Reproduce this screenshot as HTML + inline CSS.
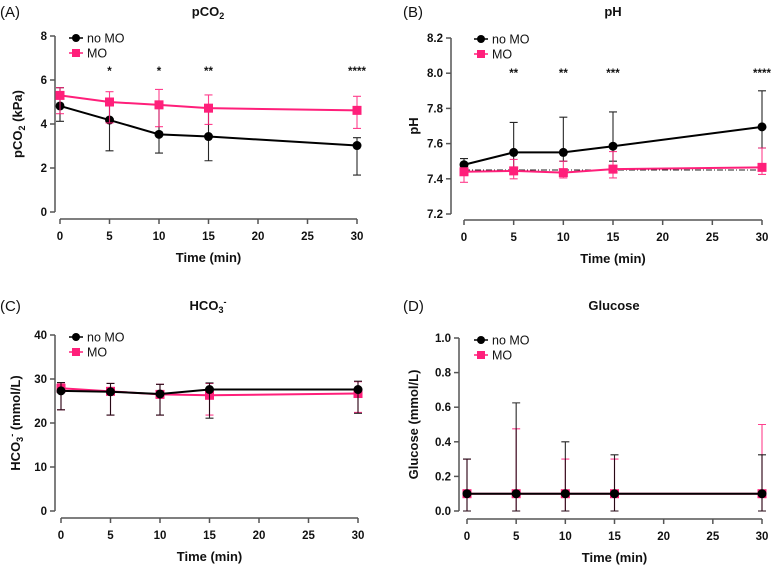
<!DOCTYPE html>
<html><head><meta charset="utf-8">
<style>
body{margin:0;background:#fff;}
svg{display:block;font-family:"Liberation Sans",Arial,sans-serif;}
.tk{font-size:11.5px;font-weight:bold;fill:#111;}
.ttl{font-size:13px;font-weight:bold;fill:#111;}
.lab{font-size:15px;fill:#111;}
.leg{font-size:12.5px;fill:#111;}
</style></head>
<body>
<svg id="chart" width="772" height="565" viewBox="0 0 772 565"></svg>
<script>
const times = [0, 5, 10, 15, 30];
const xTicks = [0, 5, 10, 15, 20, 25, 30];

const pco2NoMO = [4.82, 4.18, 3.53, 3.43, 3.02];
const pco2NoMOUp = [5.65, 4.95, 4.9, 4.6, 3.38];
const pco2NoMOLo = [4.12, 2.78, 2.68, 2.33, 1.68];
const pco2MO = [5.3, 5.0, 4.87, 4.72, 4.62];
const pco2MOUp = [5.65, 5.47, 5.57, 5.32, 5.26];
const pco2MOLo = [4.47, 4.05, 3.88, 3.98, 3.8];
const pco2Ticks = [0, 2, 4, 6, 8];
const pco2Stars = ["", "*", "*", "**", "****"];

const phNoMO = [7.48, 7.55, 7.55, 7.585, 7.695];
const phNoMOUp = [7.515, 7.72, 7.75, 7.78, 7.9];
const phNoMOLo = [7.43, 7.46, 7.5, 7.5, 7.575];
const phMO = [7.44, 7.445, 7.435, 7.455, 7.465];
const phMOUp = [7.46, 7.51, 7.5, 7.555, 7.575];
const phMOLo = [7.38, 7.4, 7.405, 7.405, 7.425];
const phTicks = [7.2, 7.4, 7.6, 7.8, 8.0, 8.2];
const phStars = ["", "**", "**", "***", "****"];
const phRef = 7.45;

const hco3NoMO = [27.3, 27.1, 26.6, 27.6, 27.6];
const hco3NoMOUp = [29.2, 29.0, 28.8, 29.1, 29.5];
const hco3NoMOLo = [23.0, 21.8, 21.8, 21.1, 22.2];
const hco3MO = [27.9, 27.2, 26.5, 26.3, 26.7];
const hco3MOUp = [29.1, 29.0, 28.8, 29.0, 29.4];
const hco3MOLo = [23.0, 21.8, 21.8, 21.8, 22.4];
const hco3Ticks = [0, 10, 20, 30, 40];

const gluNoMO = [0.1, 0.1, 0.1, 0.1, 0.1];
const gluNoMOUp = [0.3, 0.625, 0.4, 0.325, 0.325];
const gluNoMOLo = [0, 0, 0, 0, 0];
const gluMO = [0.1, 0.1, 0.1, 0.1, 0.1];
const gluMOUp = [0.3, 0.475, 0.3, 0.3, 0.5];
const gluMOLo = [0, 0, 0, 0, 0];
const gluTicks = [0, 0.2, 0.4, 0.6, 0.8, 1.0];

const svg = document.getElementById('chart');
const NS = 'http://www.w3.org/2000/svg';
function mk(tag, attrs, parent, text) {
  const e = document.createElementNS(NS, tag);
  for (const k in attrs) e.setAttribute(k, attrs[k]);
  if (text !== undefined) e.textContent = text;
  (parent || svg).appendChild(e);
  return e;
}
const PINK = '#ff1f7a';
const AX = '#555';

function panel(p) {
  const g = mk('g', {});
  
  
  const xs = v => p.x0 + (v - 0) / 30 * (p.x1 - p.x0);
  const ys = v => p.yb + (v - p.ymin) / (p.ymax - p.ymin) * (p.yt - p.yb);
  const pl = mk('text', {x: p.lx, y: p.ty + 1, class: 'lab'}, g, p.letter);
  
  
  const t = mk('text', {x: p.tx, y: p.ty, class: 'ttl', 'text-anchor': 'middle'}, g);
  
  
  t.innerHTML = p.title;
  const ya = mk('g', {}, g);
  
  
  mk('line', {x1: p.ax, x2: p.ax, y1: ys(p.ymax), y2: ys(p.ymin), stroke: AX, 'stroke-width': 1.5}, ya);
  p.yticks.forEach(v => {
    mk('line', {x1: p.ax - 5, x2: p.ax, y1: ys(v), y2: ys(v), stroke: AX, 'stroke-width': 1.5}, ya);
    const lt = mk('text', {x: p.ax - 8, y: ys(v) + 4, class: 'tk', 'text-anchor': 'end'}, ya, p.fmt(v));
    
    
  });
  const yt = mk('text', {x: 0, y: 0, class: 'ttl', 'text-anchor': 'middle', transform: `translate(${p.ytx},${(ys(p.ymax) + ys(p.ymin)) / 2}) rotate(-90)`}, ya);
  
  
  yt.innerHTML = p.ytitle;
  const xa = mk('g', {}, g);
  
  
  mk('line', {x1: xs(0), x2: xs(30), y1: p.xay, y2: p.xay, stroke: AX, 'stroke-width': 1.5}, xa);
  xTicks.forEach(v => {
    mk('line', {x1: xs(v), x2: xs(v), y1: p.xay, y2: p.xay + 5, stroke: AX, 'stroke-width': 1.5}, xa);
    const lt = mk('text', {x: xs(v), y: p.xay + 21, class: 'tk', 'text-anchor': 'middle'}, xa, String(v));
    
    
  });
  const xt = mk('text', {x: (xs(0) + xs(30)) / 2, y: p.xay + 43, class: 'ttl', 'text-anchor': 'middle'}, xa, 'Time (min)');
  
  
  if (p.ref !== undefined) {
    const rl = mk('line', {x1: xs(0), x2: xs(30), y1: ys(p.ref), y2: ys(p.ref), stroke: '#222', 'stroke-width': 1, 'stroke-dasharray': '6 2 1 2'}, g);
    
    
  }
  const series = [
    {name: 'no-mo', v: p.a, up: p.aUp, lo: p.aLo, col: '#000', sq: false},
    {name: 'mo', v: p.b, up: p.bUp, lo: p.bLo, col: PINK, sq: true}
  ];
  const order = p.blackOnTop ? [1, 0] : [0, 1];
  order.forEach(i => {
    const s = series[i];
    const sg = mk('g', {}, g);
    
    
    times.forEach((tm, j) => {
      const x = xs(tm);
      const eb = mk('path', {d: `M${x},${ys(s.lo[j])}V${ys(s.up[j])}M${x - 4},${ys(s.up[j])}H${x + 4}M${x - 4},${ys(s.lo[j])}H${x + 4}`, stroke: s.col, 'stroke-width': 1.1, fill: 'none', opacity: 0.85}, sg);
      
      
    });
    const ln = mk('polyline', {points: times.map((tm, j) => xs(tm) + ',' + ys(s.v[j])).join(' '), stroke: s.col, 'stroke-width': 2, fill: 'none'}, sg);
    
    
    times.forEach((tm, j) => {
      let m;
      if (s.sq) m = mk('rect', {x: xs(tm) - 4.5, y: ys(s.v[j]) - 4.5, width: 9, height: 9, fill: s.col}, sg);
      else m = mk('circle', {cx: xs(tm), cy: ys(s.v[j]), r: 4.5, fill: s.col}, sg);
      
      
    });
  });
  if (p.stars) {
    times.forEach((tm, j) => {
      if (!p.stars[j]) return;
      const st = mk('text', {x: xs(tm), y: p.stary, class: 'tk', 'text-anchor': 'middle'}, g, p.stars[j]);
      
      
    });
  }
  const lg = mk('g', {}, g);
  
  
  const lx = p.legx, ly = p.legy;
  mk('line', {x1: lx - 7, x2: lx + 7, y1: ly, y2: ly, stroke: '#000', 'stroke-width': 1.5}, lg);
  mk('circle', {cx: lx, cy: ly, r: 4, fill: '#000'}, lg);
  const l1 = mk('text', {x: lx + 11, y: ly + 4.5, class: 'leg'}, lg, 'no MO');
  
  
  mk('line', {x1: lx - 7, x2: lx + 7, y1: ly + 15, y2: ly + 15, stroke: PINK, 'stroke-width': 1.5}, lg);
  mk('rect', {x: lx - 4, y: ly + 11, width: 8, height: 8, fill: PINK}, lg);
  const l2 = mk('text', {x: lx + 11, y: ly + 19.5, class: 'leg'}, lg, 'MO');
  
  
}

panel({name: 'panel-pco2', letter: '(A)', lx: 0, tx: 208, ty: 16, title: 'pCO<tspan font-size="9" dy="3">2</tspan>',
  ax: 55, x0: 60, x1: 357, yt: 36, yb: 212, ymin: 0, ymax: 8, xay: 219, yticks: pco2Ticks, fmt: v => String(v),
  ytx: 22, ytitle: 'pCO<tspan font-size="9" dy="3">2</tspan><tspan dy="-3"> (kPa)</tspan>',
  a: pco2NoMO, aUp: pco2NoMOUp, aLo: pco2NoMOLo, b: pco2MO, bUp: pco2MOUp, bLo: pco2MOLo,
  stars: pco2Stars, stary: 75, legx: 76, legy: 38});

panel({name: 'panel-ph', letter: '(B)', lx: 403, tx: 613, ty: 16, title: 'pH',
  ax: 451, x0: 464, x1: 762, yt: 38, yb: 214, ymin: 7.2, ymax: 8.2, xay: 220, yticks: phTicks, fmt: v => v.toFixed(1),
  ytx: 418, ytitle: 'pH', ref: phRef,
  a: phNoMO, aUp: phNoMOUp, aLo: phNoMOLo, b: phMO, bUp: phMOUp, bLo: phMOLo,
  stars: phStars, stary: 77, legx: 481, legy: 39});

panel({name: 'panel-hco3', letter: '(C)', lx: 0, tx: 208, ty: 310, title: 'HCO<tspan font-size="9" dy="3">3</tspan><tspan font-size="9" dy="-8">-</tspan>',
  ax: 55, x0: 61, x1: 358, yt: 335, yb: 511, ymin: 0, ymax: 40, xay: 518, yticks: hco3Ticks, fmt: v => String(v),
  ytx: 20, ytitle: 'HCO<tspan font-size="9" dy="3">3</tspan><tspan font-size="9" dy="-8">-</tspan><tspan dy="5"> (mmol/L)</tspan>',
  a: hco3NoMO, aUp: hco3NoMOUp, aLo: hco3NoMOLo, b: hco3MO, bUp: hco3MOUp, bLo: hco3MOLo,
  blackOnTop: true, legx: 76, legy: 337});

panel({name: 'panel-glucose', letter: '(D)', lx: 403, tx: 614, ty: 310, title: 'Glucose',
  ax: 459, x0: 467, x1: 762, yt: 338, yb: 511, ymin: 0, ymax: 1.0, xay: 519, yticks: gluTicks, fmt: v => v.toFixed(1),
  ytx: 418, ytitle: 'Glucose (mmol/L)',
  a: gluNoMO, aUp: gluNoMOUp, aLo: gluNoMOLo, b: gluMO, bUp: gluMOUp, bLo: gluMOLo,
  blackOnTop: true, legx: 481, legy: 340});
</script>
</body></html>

+ + +

Leave out the pictures and restate, word for word, the lines from the top of the data through the line containing "const hco3Ticks = [0, 10, 20, 30, 40];", both included.

Reproduce this screenshot as HTML + inline CSS.
<!DOCTYPE html>
<html><head><meta charset="utf-8">
<style>
body{margin:0;background:#fff;}
svg{display:block;font-family:"Liberation Sans",Arial,sans-serif;}
.tk{font-size:11.5px;font-weight:bold;fill:#111;}
.ttl{font-size:13px;font-weight:bold;fill:#111;}
.lab{font-size:15px;fill:#111;}
.leg{font-size:12.5px;fill:#111;}
</style></head>
<body>
<svg id="chart" width="772" height="565" viewBox="0 0 772 565"></svg>
<script>
const times = [0, 5, 10, 15, 30];
const xTicks = [0, 5, 10, 15, 20, 25, 30];

const pco2NoMO = [4.82, 4.18, 3.53, 3.43, 3.02];
const pco2NoMOUp = [5.65, 4.95, 4.9, 4.6, 3.38];
const pco2NoMOLo = [4.12, 2.78, 2.68, 2.33, 1.68];
const pco2MO = [5.3, 5.0, 4.87, 4.72, 4.62];
const pco2MOUp = [5.65, 5.47, 5.57, 5.32, 5.26];
const pco2MOLo = [4.47, 4.05, 3.88, 3.98, 3.8];
const pco2Ticks = [0, 2, 4, 6, 8];
const pco2Stars = ["", "*", "*", "**", "****"];

const phNoMO = [7.48, 7.55, 7.55, 7.585, 7.695];
const phNoMOUp = [7.515, 7.72, 7.75, 7.78, 7.9];
const phNoMOLo = [7.43, 7.46, 7.5, 7.5, 7.575];
const phMO = [7.44, 7.445, 7.435, 7.455, 7.465];
const phMOUp = [7.46, 7.51, 7.5, 7.555, 7.575];
const phMOLo = [7.38, 7.4, 7.405, 7.405, 7.425];
const phTicks = [7.2, 7.4, 7.6, 7.8, 8.0, 8.2];
const phStars = ["", "**", "**", "***", "****"];
const phRef = 7.45;

const hco3NoMO = [27.3, 27.1, 26.6, 27.6, 27.6];
const hco3NoMOUp = [29.2, 29.0, 28.8, 29.1, 29.5];
const hco3NoMOLo = [23.0, 21.8, 21.8, 21.1, 22.2];
const hco3MO = [27.9, 27.2, 26.5, 26.3, 26.7];
const hco3MOUp = [29.1, 29.0, 28.8, 29.0, 29.4];
const hco3MOLo = [23.0, 21.8, 21.8, 21.8, 22.4];
const hco3Ticks = [0, 10, 20, 30, 40];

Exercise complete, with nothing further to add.